Photo by thisisbossi
Sunday’s weather was perfect for milling about a sunlit alley and spacious garage, browsing for slightly used restaurant equipment. But only a few people showed up in Blagden Alley for the auction at Back Alley Waffles, the restaurant that closed last month and whose former employees say they worked for weeks without getting paid.
Craig Nelsen, an artist who opened the waffle shop earlier this year as an extension of his workshop and gallery, closed up in July after blaming Groupon—with which he’d done a coupon deal—for taking too big of a cut and for not distributing its payments more quickly. Last week, DCist reported that several of Nelsen did not pay several of his employees at the now-shuttered waffle shop, and some who went without paychecks are now pursuing legal action against their former boss.
On a warm, sunny afternoon Sunday, Nelsen threw open the converted warehouse where he lives, selling off his kitchen equipment and much more, including many items from his apartment upstairs from the garage that housed the waffle bar. But with so little foot traffic, the auction felt more like a casual yard sale.
Dave Cecelski, who said he browses a lot of bankruptcy auctions and estate sales for discounted wares, nabbed a slightly used double waffle iron for $25, a steep discount from the $99 retail price he said he found online. “So I did good,” he said as he put the waffle iron in the back seat of his Audi. He was also the only bidder on the item.
Cecelski was also hoping to bid on a KitchenAid stand mixer, which can go for as much as $400 in stores. But because not every item in Nelsen’s defunct kitchen became the subject of a bidding war, he and others hoping for a good deal on a normally pricey appliance were caught off-guard when another visitor, Bobby Lehman, handed the auctioneer $50 and biked off with the mixer.
It wasn’t even the object that Lehman came looking for after reading about Back Alley Waffles on DCist. “A friend of mine sent me a link told me to go get a blender,” he said. “We were hoping for a Vitamix blender for the house.”
Nelsen sold a few other waffle irons, but the real big-ticket items were in his apartment upstairs, where he was looking to unload a pool table, a refrigerator and an LG-manufactured washer-dryer pair with a racecar-red paint job.
Nelsen said he was trying to raise “obviously enough to cover the back wages of my employees.” The auction was planned last Friday, so word did not spread too much. As a few passersby considered kitchen equipment and Nelsen’s artwork—including his tile mosaics and his hand-crafted signage for Back Alley Waffles—some of his former employees hovered, trying to keep track of the transactions Nelsen was conducting. But there wasn’t much business going on, and he might have to schedule another fire sale.
“Everything’s for sale,” Nelsen said. “We didn’t raise much money so we’ll have to try again.”

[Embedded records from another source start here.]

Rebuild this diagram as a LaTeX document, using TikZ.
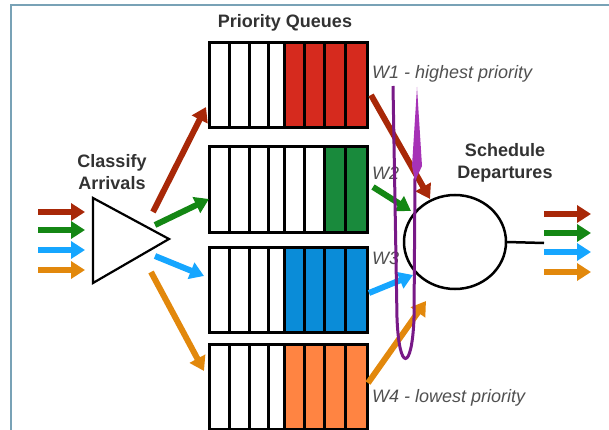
\documentclass[tikz,border=0pt]{standalone}
\usepackage{fontspec}
\setmainfont{Liberation Sans}
\usepackage{tikz}
\usepackage{tkz-euclide}
\usepackage{xcolor}
\usetikzlibrary{arrows.meta}

\definecolor{arrred}{RGB}{168,40,8}
\definecolor{arrgreen}{RGB}{20,135,20}
\definecolor{arrblue}{RGB}{22,166,255}
\definecolor{arrorange}{RGB}{226,136,12}
\definecolor{qred}{RGB}{214,42,30}
\definecolor{qgreen}{RGB}{25,138,60}
\definecolor{qblue}{RGB}{10,140,216}
\definecolor{qorange}{RGB}{255,132,66}
\definecolor{headgray}{RGB}{50,50,50}
\definecolor{wgray}{RGB}{80,80,80}
\definecolor{framecol}{RGB}{120,162,182}
\definecolor{loopdark}{RGB}{120,25,135}
\definecolor{looplight}{RGB}{166,50,182}

\tikzset{
  pktflow/.style={line width=6pt,-{Triangle[length=14pt,width=17pt]}},
  qcell/.style={draw=black,line width=3pt},
  head/.style={font=\bfseries\fontsize{18}{22}\selectfont,text=headgray,align=center},
  wlabel/.style={font=\itshape\fontsize{18}{22}\selectfont,text=wgray,anchor=west,inner sep=0pt},
}

\begin{document}
\begin{tikzpicture}[x=1pt,y=-1pt]
    \useasboundingbox (0,0) rectangle (609,430);
    \draw[framecol,line width=2pt] (10.5,430) -- (10.5,5.5) -- (609,5.5);
    \foreach \t/\n/\c in {43/4/qred,147/2/qgreen,247/4/qblue,344/4/qorange}{
      \pgfmathtruncatemacro\first{8-\n}
      \foreach \a/\b [count=\k from 0] in {209/229,229/249,249/268,268/284,284/304,304/324,324/345,345/367}{
        \ifnum\k<\first
          \draw[qcell,fill=white] (\a,\t) rectangle (\b,\t+85);
        \else
          \draw[qcell,fill=\c] (\a,\t) rectangle (\b,\t+85);
        \fi
      }
    }
    \node[head] (pq) at (285,23) {Priority Queues};
    \node[head] (cls) at (112,172) {Classify\\Arrivals};
    \node[head] (sch) at (505,163) {Schedule\\Departures};
    \node[wlabel] (w1) at (372,74) {W1 - highest priority};
    \node[wlabel] (w2) at (372,173) {W2};
    \node[wlabel] (w3) at (372,258) {W3};
    \node[wlabel] (w4) at (372,398) {W4 - lowest priority};
    \tkzDefPoints{93/198/T1,93/283/T2,169/239/T3,455/242/S,507/242/S1,544/243/E}
    \tkzDefPoints{38/212/A1,85/212/B1,38/230/A2,85/230/B2,38/250/A3,85/250/B3,38/270/A4,85/270/B4}
    \tkzDefPoints{544/214/F1,591/214/G1,544/233/F2,591/233/G2,544/252/F3,591/252/G3,544/272/F4,591/272/G4}
    \tkzDefPoints{153/212/C1,206/107/K1,155/225/C2,209/199/K2,155/256/C3,204/276/K3,151/272/C4,204/371/K4}
    \tkzDefPoints{371/95/D1,430/199/Q1,373/187/D2,411/211/Q2,369/293/D3,413/275/Q3,368/383/D4,426/301/Q4}
    \tkzDefPoints{393/86/P1,397/318/P2,414/318/P3,415/178/P4,417/87/V1,422/166/V2,415/181/V3,412/166/V4}
    \draw[line width=2.2pt] (T1) -- (T2) -- (T3) -- cycle;
    \foreach \i/\c in {1/arrred,2/arrgreen,3/arrblue,4/arrorange}{
      \draw[pktflow,\c] (A\i) -- (B\i);
      \draw[pktflow,\c] (F\i) -- (G\i);
      \draw[pktflow,\c] (C\i) -- (K\i);
      \draw[pktflow,\c] (D\i) -- (Q\i);
    }
    \draw[line width=2.5pt] (S) ellipse [x radius=51,y radius=47];
    \draw[line width=2.5pt] (S1) -- (E);
    \draw[loopdark,line width=3pt] (P1) -- (P2) .. controls (399,372) and (412,372) .. (P3) -- (P4);
    \fill[looplight] (V1) -- (V2) -- (V3) -- (V4) -- cycle;
\end{tikzpicture}
\end{document}
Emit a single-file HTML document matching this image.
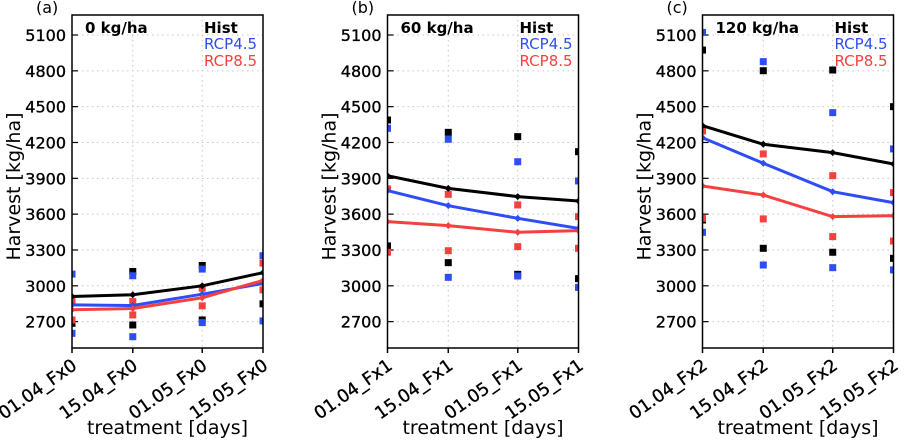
<!DOCTYPE html>
<html><head><meta charset="utf-8"><style>
body{margin:0;background:#fff}
svg{display:block;font-family:"DejaVu Sans","Liberation Sans",sans-serif}
</style></head><body>
<svg id="c" width="912" height="441" viewBox="0 0 912 441"></svg>
<script>
const yTicks=[2700,3000,3300,3600,3900,4200,4500,4800,5100];
const days=[0,14,30,44];
const panelLetters=["(a)","(b)","(c)"];
const panelTitles=["0 kg/ha","60 kg/ha","120 kg/ha"];
const catLabels=[["01.04_Fx0","15.04_Fx0","01.05_Fx0","15.05_Fx0"],["01.04_Fx1","15.04_Fx1","01.05_Fx1","15.05_Fx1"],["01.04_Fx2","15.04_Fx2","01.05_Fx2","15.05_Fx2"]];
const histMean=[[2910,2925,3000,3110],[3922,3816,3747,3710],[4341,4185,4115,4020]];
const rcp45Mean=[[2840,2835,2930,3020],[3797,3671,3565,3481],[4240,4026,3788,3696]];
const rcp85Mean=[[2800,2810,2900,3045],[3537,3504,3448,3462],[3836,3760,3579,3587]];
const histPts=[[[2686],[3120,2672],[3170,2714],[2849]],[[4388,3334],[4285,3194],[4249,3096],[4123,3060]],[[4974,3551],[4801,3314],[4807,3281],[4500,3230]]];
const rcp45Pts=[[[3098,2602],[3084,2574],[3140,2692],[3252,2706]],[[4319],[4227,3071],[4039,3082],[3878,2987]],[[5122,3448],[4877,3174],[4450,3152],[4146,3133]]];
const rcp85Pts=[[[2868,2714],[2868,2756],[2980,2832],[3190,2966]],[[3811,3281],[3766,3294],[3677,3328],[3579,3314]],[[4296,3565],[4104,3560],[3922,3412],[3780,3375]]];
const colors={hist:"#000",r45:"#2e4df5",r85:"#f54040"};
const lefts=[72,387.5,702.5], W=191, TOP=15, BOT=348;
const svg=document.getElementById('c');
const NS="http://www.w3.org/2000/svg";
function mk(t,a,p){const e=document.createElementNS(NS,t);for(const k in a)e.setAttribute(k,a[k]);(p||svg).appendChild(e);return e;}
const yS=v=>35+(5100-v)/300*35.83;
lefts.forEach((L,pi)=>{
  const xS=d=>L+d/44*W;
  const g=mk('g',{});
  
  
  const cp=mk('clipPath',{id:'cp'+pi},g);
  mk('rect',{x:L,y:TOP,width:W,height:BOT-TOP},cp);
  yTicks.forEach(v=>{
    const y=yS(v);
    const gl=mk('line',{x1:L,x2:L+W,y1:y,y2:y,stroke:'#c8c8c8','stroke-width':1,'stroke-dasharray':'1.5,3.5'},g);
    
    const tk=mk('line',{x1:L,x2:L+6,y1:y,y2:y,stroke:'#000','stroke-width':1.2},g);
    
    const t=mk('text',{x:L-6,y:y+6,'text-anchor':'end','font-size':16,fill:'#000',stroke:'#000','stroke-width':0.35},g);
    t.textContent=v;
  });
  days.forEach((d,i)=>{
    const x=xS(d);
    mk('line',{x1:x,x2:x,y1:TOP,y2:BOT,stroke:'#c8c8c8','stroke-width':1,'stroke-dasharray':'1.5,3.5'},g);
    mk('line',{x1:x,x2:x,y1:BOT,y2:BOT+5,stroke:'#000','stroke-width':1.5},g);
    const t=mk('text',{x:x+6,y:BOT+20,'text-anchor':'end','font-size':17.5,stroke:'#000','stroke-width':0.35,transform:`rotate(-35 ${x+6} ${BOT+20})`},g);
    t.textContent=catLabels[pi][i];
  });
  const cg=mk('g',{'clip-path':`url(#cp${pi})`},g);
  [[histPts,'hist'],[rcp45Pts,'r45'],[rcp85Pts,'r85']].forEach(([arr,k])=>{
    arr[pi].forEach((vals,i)=>vals.forEach(v=>{
      const r=mk('rect',{x:xS(days[i])-3.5,y:yS(v)-3.5,width:7,height:7,fill:colors[k]},cg);
      
    }));
  });
  [[histMean,'hist'],[rcp45Mean,'r45'],[rcp85Mean,'r85']].forEach(([arr,k])=>{
    const pts=arr[pi].map((v,i)=>xS(days[i])+','+yS(v)).join(' ');
    const pl=mk('polyline',{points:pts,fill:'none',stroke:colors[k],'stroke-width':3},cg);
    
    arr[pi].forEach((v,i)=>{const x=xS(days[i]),y=yS(v);mk('path',{d:`M${x-3.5},${y}L${x},${y-3.5}L${x+3.5},${y}L${x},${y+3.5}Z`,fill:colors[k]},cg);});
  });
  const fr=mk('rect',{x:L,y:TOP,width:W,height:BOT-TOP,fill:'none',stroke:'#000','stroke-width':1.5},g);
  
  const pl=mk('text',{x:L-36,y:13,'font-size':16},g);pl.textContent=panelLetters[pi];
  
  const tt=mk('text',{x:L+13,y:33,'font-size':15,'font-weight':'bold'},g);tt.textContent=panelTitles[pi];
  
  [['Hist','#000',33],['RCP4.5',colors.r45,49],['RCP8.5',colors.r85,66]].forEach(([s,c,y],j)=>{
    const t=mk('text',{x:L+132,y:y,'font-size':15,fill:c,'font-weight':j==0?'bold':'normal'},g);t.textContent=s;
    
  });
  const yt=mk('text',{x:0,y:0,'font-size':19,'text-anchor':'middle',transform:`translate(${L-52},${(TOP+BOT)/2+5}) rotate(-90)`},g);
  yt.textContent='Harvest [kg/ha]';
  const xt=mk('text',{x:L+W/2,y:434,'font-size':19,'text-anchor':'middle'},g);
  xt.textContent='treatment [days]';
});
</script>
</body></html>
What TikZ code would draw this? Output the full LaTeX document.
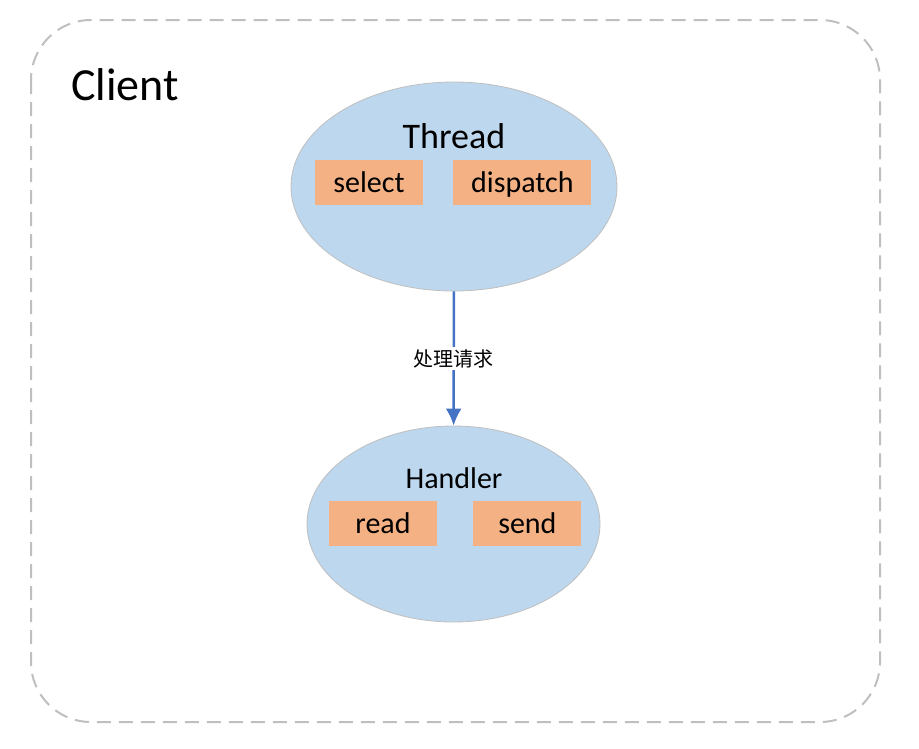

He offered two former employees the cash that had been collected at the bottom of a mason jar. It wasn’t much.
“I wish their trip here had been more fruitful, but maybe next time,” he said. “I’m glad to part with it if it’ll help me fulfill my obligations to people who relied on me. That’s the point of this whole thing.”
And though it was also revealed that in addition to not paying his employees Nelsen did not possess any of the necessary licensing to operate a restaurant, he was still upset with his involvement with Groupon, a company whose practices he called “nefarious.” He said he doesn’t believe he was treated unfairly, just that he got in business with an unreliable partner.
“If I go to a county fair and the barker at the special prizes gets me to give him $5 to toss rings, he didn’t really treat me unfairly,” Nelsen said. “I made a mistake by engaging with a payday loan outfit. I relied on someone else’s word, and it sunk us.”
He said he’s also felt hurt by some of the public reactions Back Alley Waffles’ story has been receiving, and that perhaps he isn’t getting enough credit for gambling on a waffle shop in the belly of his studio.
“It was a shot in the dark with little chance of success,” Nelsen said. “There was a time in this country in which people used the word ‘pluck’ and they gave credit for that. When someone failed, it was pick yourself up, dust yourself off and try again. ‘Atta boy.’ I was completely shocked by the schadenfreude and the venom.”
Still, the point of the day was to raise the money necessary to satisfy the nearly $2,400 Nelsen owes his former employees. And it was going slowly. Cecelski, the veteran auction shopper, grumbled that it was one of the least efficient auctions he’s been to. Sometimes, he said, he’s found real treasures at these events. He said he bought an art-deco bar from a restaurant auction a few years ago for $300 and was preparing to unload it for $2,000. He wasn’t so lucky at Back Alley Waffles.
But the double waffle iron wasn’t Cecelski’s only snag from Nelsen’s sale. He also picked up a garbage can for a song, but upon inspecting it, decided to leave it in the alley.
“Garbage can’s gonna stay right where it’s at,” he said. “It was something I thought was good, but it ain’t. Cost of a cocktail.”